Investors holding $120 billion of Treasury bills coming due tomorrow are increasingly worried that they won’t get paid.
Rates on the bills, maturing the same day that Treasury Secretary Jacob J. Lew has said the U.S. will exhaust its borrowing capacity, have surged 16 basis points, or 0.16 percentage point, to 0.36 percent this week, according to Bloomberg Bond Trader prices. The securities, issued a year earlier, traded at a rate of negative 0.01 percent as recently as Sept. 26.
“We are close enough to the deadline that, even if the latest headlines suggest the talks are progressing, there will be those risk-averse investors who decide they don’t want to hold those bills,” said John Davies, a U.S. interest-rate strategist at Standard Chartered Plc in London. “For many Treasury bill holders, a delayed payment can cause major problems and that means you have to shift your positioning, which creates selling pressure.”

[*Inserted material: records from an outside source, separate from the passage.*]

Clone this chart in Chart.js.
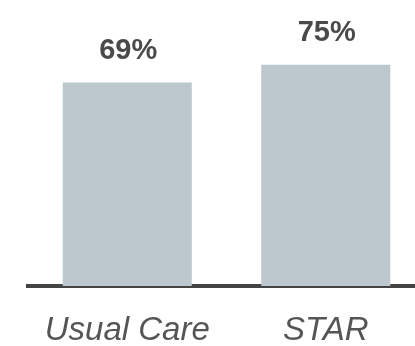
<!DOCTYPE html>
<html lang="en">
<head>
    <meta charset="UTF-8">
    <title>Usual Care vs STAR</title>
    <style>
        html, body {
            margin: 0;
            padding: 0;
            background-color: #ffffff;
            overflow: hidden;
        }
        #wrap {
            width: 430px;
            height: 346px;
        }
    </style>
    <script src="https://cdn.jsdelivr.net/npm/chart.js"></script>
</head>
<body>
    <div id="wrap"><canvas id="barChart" width="430" height="346"></canvas></div>

    <script>
        // data
        const categories = ['Usual Care', 'STAR'];
        const values = [69, 75];
        const valueLabels = ['69%', '75%'];

        // draws the percentage above each bar
        const topLabels = {
            id: 'topLabels',
            afterDatasetsDraw(chart) {
                const ctx = chart.ctx;
                const meta = chart.getDatasetMeta(0);
                ctx.save();
                ctx.font = 'bold 29px "Liberation Sans", Arial, sans-serif';
                ctx.fillStyle = '#4a4a4a';
                ctx.textAlign = 'center';
                ctx.textBaseline = 'alphabetic';
                meta.data.forEach((bar, i) => {
                    ctx.fillText(valueLabels[i], bar.x + 1, bar.y - 24);
                });
                ctx.restore();
            }
        };

        new Chart(document.getElementById('barChart').getContext('2d'), {
            type: 'bar',
            data: {
                labels: categories,
                datasets: [{
                    data: values,
                    backgroundColor: '#bdc7ce',
                    borderWidth: 0,
                    categoryPercentage: 1,
                    barPercentage: 0.65
                }]
            },
            options: {
                responsive: false,
                animation: false,
                layout: { padding: { left: 28, right: 5, top: 0, bottom: 0 } },
                plugins: {
                    legend: { display: false },
                    tooltip: { enabled: false }
                },
                scales: {
                    x: {
                        afterFit(scale) { scale.height = 60; },
                        grid: { display: false, drawTicks: false },
                        border: { display: true, color: '#444', width: 4 },
                        ticks: {
                            padding: 25,
                            color: '#555',
                            font: { family: '"Liberation Sans", Arial, sans-serif', size: 33, style: 'italic' }
                        }
                    },
                    y: {
                        display: false,
                        min: 0,
                        max: 97
                    }
                }
            },
            plugins: [topLabels]
        });
    </script>
</body>
</html>
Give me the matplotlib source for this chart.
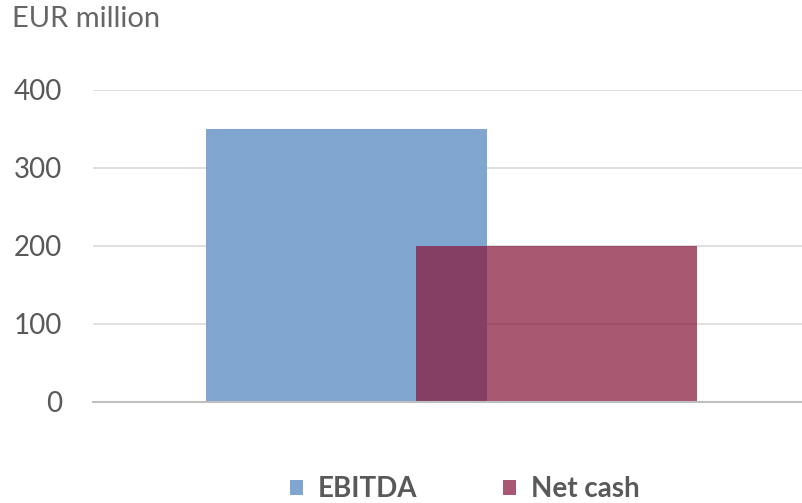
import numpy as np
import matplotlib.pyplot as plt
from matplotlib.patches import Patch

# Datos
series = ["EBITDA", "Net cash"]
values = [350, 200]
colors = ["#80a6d0", "#87183a"]
alphas = [1.0, 0.72]
positions = [0, 0.747]
yticks = [0, 100, 200, 300, 400]

plt.rcParams['font.family'] = ['Lato', 'DejaVu Sans']

fig = plt.figure(figsize=(8.02, 5.03), dpi=100)
ax = fig.add_axes([93/802, 101/503, 709/802, 312/503])

for pos, val, col, a in zip(positions, values, colors, alphas):
    ax.bar(pos, val, width=1.0, color=col, alpha=a, zorder=3)

ax.set_xlim(-0.902, 1.621)
ax.set_ylim(0, 400)
ax.set_yticks(yticks)
ax.set_xticks([])
ax.yaxis.grid(True, color="#d9d9d9", linewidth=1.2, zorder=0)
ax.tick_params(axis='y', length=0, pad=22, labelsize=20, labelcolor="#595959")
for s in ["top", "right", "left"]:
    ax.spines[s].set_visible(False)
ax.spines["bottom"].set_color("#bfbfbf")
ax.spines["bottom"].set_linewidth(1.5)
ax.spines["bottom"].set_zorder(4)

fig.text(12/802, 1 - 19/503, "EUR million", fontsize=21, color="#666666", va="center", ha="left")

handles = [Patch(facecolor=c, alpha=a, edgecolor="none") for c, a in zip(colors, alphas)]
leg = fig.legend(handles, series, loc="center", bbox_to_anchor=(465/802, 1 - 489/503), ncol=2,
                 frameon=False, fontsize=20, handlelength=0.45, handleheight=0.45,
                 columnspacing=3.1, handletextpad=0.55)
for t in leg.get_texts():
    t.set_color("#595959")
    t.set_fontweight("bold")

fig.savefig("out.png", dpi=100)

Majority Leader Harry Reid, a Democrat, and Minority Leader Mitch McConnell, a Republican, had suspended their talks earlier while the House was considering its own bill. The House proposal contained almost none of Republicans’ initial conditions for ending the shutdown and raising the debt ceiling.
While the S&P downgrade didn’t result in investors charging the U.S. more to borrow, as 10-year yields fell to a record 1.38 percent in July 2012, the move contributed to a global stock-market rout that erased about $6 trillion in value from July 26 to Aug. 12, 2011.